Where we live today the high school students can pass a class titled ‘Algebra,’ but since the math teacher needs to catch them up they may not learn as much as the children who were surrounded by students more motivated to learn. The problem is the children, and their parents think they learned, and succeeded in Algebra. When the child gets to college and fails in math, they will not understand why, and likely be frustrated enough to quit. Common standards will only result in more of this, not less, as schools will have to look like they are following the standard. It is better for a child to succeed at a lower level, knowing that they know what they know then to believe they have achieved and have skills when they do not.

Further, every community has its own flavor and needs. America should be diverse. One community may wish to focus on farming, since that it what they do, while another is overjoyed there is a CAD lab in their school. Let’s let us be unique. One of America’s greatest assets is her diversity.  Let’s not put anything in place to stifle this.
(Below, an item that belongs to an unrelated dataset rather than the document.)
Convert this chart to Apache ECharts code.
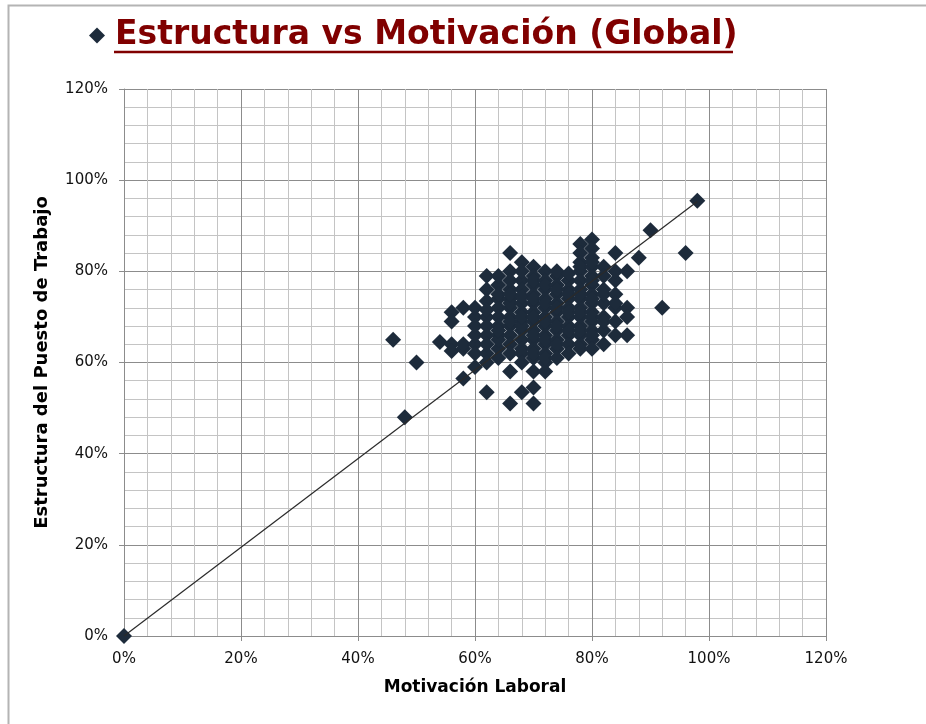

Common Core stands to lessen the overall knowledge of our country since everyone will have studied similar things. Someone should know Shakespeare well, while others studied Van Gogh. There should be a place where computer scientists thrive (like Silicon Valley) without the future farmers wondering why there is all of this programming stuff in their curriculum. (True farms benefit from some computing, but not the level the parents of Silicon Valley employees, or their children who have grown up thinking in C, would enjoy.) Having everyone learn a little of everything makes no one an expert in anything. Further there is bound to be some great stuff that is left out, or an agenda that begins to permeate our country that exists without critical evaluation because it was introduced at a young age and no one is taught to question it. (And everything should be questioned. I once took a course proving that Calculus exists. How many people have just taken it for granted that it does? We need a few people here and there that know why and how it works, rather than just doing it to get the answer right on the paper… but, as most successful adults can tell you, we do not need many of these people, because most of us who have taken Calculus have never used it again in our adult lives. The point: All knowledge is good, but not everyone needs the same knowledge.) Let us keep our diversity and find a different way to ensure than all children learn.